AUTO Mode Decision Matrix
When the engine is set to AUTO (the default), Core applies a two-dimensional decision matrix. The first axis is total data size across all referenced Parquet files. The second axis is data freshness — how recently the table was last written to. This prevents cache thrashing during active ingestion.
Why Freshness Matters
- Fresh data (age <5 min): Routed to Lite even at medium sizes, because cached views in Pro would be invalidated before they pay off — avoiding cache thrash during active ingestion.
- Stable data (age ≥5 min): Routed to Pro for medium datasets, because the persistent connection and cached views will be reused across multiple queries, amortizing setup cost.
- Unknown freshness: Data is assumed stable so that Pro gets a chance to cache. Conservative default that favors performance.
Engine Characteristics
- DuckDB Lite: Transient connection, VIEWs created and dropped per query. Zero state between requests. Sub-second for small datasets. Single persistent connection with HTTP metadata cache.
- DuckDB Pro: Module-level singleton connection that survives across requests.
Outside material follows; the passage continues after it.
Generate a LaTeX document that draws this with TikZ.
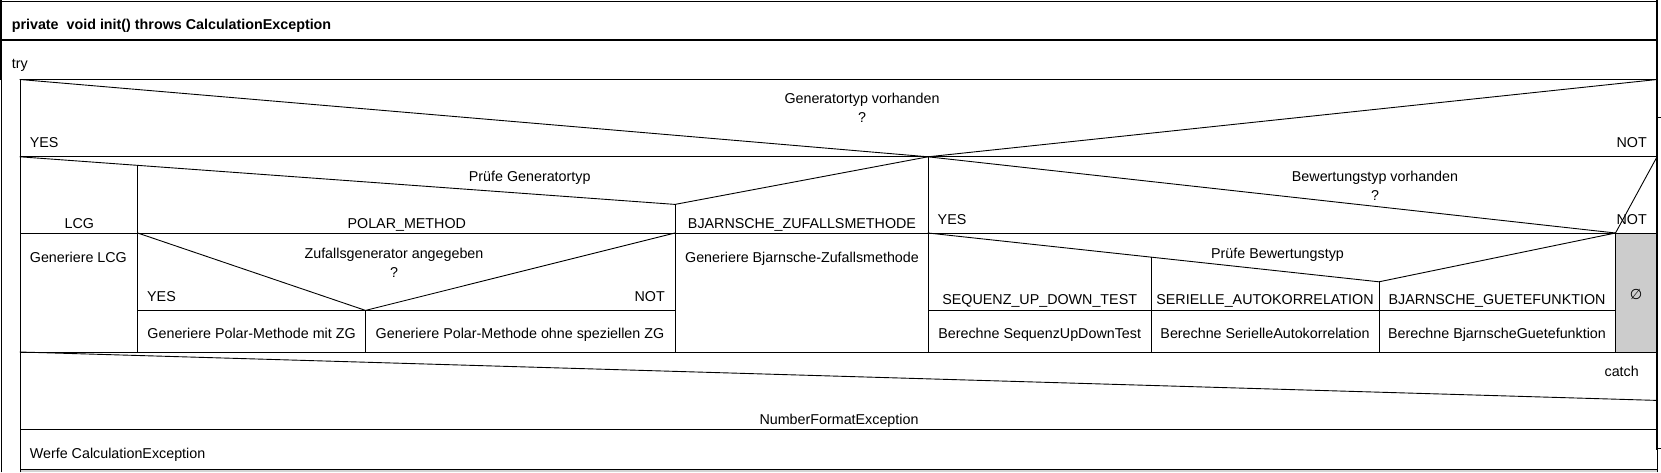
\documentclass[tikz,border=0pt]{standalone}
\usepackage{fontspec}
\setmainfont{Liberation Sans}
\definecolor{nsgray}{HTML}{CCCCCC}
\begin{document}
\begin{tikzpicture}[x=1pt,y=-1pt,
  t/.style={inner sep=0pt,anchor=base,font=\fontsize{14.3}{17}\selectfont},
  tl/.style={t,anchor=base west},
  tr/.style={t,anchor=base east},
  ln/.style={line width=0.9pt,line cap=rect},
  thk/.style={line width=2pt}]
\useasboundingbox (0,0) rectangle (1661,472);
% gray fills
\fill[nsgray] (1615.5,233) rectangle (1657,352);
\fill[nsgray!85!white] (20,469) rectangle (1657,472);
% outer frame
\draw[ln] (1,1) -- (1657,1);
\draw[thk] (1,0) -- (1,79.5);
\draw[ln] (1,79.5) -- (1,472);
\draw[thk] (0,39.5) -- (1657,39.5);
\draw[thk] (1657,0) -- (1657,450);
\draw[ln] (1657,450) -- (1657,472);
\draw[ln] (1657,117) -- (1661,117);
\draw[ln] (1657,448) -- (1661,448);
% inner box
\draw[ln] (20,79.5) -- (20,472);
\draw[ln] (20,79.5) -- (1657,79.5);
% if 1
\draw[ln] (20,79.5) -- (928,156.8) -- (1657,79.5);
\draw[ln] (20,156.8) -- (1657,156.8);
% switch generator
\draw[ln] (20,156.8) -- (675,204.4) -- (928,156.8);
\draw[ln] (137.7,165.4) -- (137.7,352);
\draw[ln] (675,204.4) -- (675,352);
\draw[ln] (20,233) -- (928,233);
\draw[ln] (928,156.8) -- (928,352);
% if zufallsgenerator
\draw[ln] (137.7,233) -- (365.5,310.4) -- (675,233);
\draw[ln] (137.7,310.4) -- (675,310.4);
\draw[ln] (365.5,310.4) -- (365.5,352);
% if bewertungstyp
\draw[ln] (928,156.8) -- (1615.5,233) -- (1657,156.8);
\draw[ln] (928,233) -- (1657,233);
\draw[ln] (1615.5,233) -- (1615.5,352);
% switch bewertung
\draw[ln] (928,233) -- (1379,281.8) -- (1615.5,233);
\draw[ln] (1151.5,257.3) -- (1151.5,352);
\draw[ln] (1379,281.8) -- (1379,352);
\draw[ln] (928,310.4) -- (1615.5,310.4);
% row bottom and catch
\draw[ln] (20,352) -- (1657,352);
\draw[ln] (20,352) -- (1657,400.4);
\draw[ln] (20,429) -- (1657,429);
\draw[ln] (20,469) -- (1657,469);
% texts
\node[tl,font=\fontsize{14.3}{17}\selectfont\bfseries] (head) at (11.6,29.5) {private\ \ void init() throws CalculationException};
\node[tl] (try) at (11.6,68.5) {try};
\node[t] (c1) at (862,103.5) {Generatortyp vorhanden};
\node[t] (c1q) at (862,122.6) {?};
\node[tl] (y1) at (29.7,147) {YES};
\node[tr] (n1) at (1647,147) {NOT};
\node[t] (sw1) at (529.7,181) {Prüfe Generatortyp};
\node[t] (lcg) at (79.4,228.5) {LCG};
\node[t] (polar) at (406.8,228.5) {POLAR\_METHOD};
\node[t] (bjz) at (802,228.5) {BJARNSCHE\_ZUFALLSMETHODE};
\node[tl] (glcg) at (29.7,262.4) {Generiere LCG};
\node[t] (c2) at (394,258) {Zufallsgenerator angegeben};
\node[t] (c2q) at (394,277) {?};
\node[tl] (y2) at (147,301.6) {YES};
\node[tr] (n2) at (665,301.6) {NOT};
\node[t] (gpm) at (251.6,338.7) {Generiere Polar-Methode mit ZG};
\node[t] (gpo) at (520,338.7) {Generiere Polar-Methode ohne speziellen ZG};
\node[t] (gbz) at (802,262) {Generiere Bjarnsche-Zufallsmethode};
\node[t] (c3) at (1375,181) {Bewertungstyp vorhanden};
\node[t] (c3q) at (1375,200) {?};
\node[tl] (y3) at (937.5,224.3) {YES};
\node[tr] (n3) at (1647,224.3) {NOT};
\node[t] (sw2) at (1277.5,258) {Prüfe Bewertungstyp};
\node[t] (seq) at (1039.7,304.8) {SEQUENZ\_UP\_DOWN\_TEST};
\node[t] (ser) at (1265,304.8) {SERIELLE\_AUTOKORRELATION};
\node[t] (bjg) at (1497,304.8) {BJARNSCHE\_GUETEFUNKTION};
\node[t] (bseq) at (1039.7,338.7) {Berechne SequenzUpDownTest};
\node[t] (bser) at (1265,338.7) {Berechne SerielleAutokorrelation};
\node[t] (bbjg) at (1497,338.7) {Berechne BjarnscheGuetefunktion};
\node[t,font=\fontsize{14.3}{17}\selectfont\fontspec{DejaVu Sans}] (empty) at (1636,299) {∅};
\node[tr] (catch) at (1639,376.8) {catch};
\node[t] (nfe) at (839,424.5) {NumberFormatException};
\node[tl] (werfe) at (29.7,458.4) {Werfe CalculationException};
\end{tikzpicture}
\end{document}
Persistent view cache with version-aware invalidation. Reference counting prevents in-flight queries from breaking during version transitions.
- Spark SQL: Connects to a Spark Thrift Server via HiveServer2. Batches large file lists into temporary views, unions them, and executes with configurable timeout (default 300s).
Storage Architecture
Five pluggable storage backends behind a single interface. Switch providers with a configuration change — not a migration project.
The Storage Factory
The get_storage() factory function resolves and instantiates the correct backend at startup based on the STORAGE_TYPE environment variable.
Cloud SDKs are lazily imported — you only install the packages you need. All backends implement the same StorageInterface abstract base class, so the rest of the system is completely backend-agnostic.
Backend Selection Priority
- 1. Explicit argument:
get_storage(kind="S3")— used in tests and migration scripts. - 2. Environment variable:
STORAGE_TYPE=MINIO— the standard production path. - 3. Package defaults: Configured at the package level for embedded SDK use.
- 4. Fallback:
LOCAL— always available, zero dependencies.
Key Design Decisions
- Base Prefix: A single bucket can host multiple SuperTable deployments via
SUPERTABLE_PREFIX. All paths are transparently prefixed. - Atomic Writes (Local): Uses
tempfile+fsync+os.replace()for crash-safe JSON writes. Directory is fsynced on POSIX for durability. - Lazy Imports: Cloud SDKs are imported via
importlib.import_module()only when selected. Missing SDK triggers a user-friendly install hint. - DuckDB Integration: Each backend exposes connection properties (endpoint, credentials, URL style) that
configure_httpfs_and_s3()uses to set up DuckDB's httpfs extension for direct Parquet reads.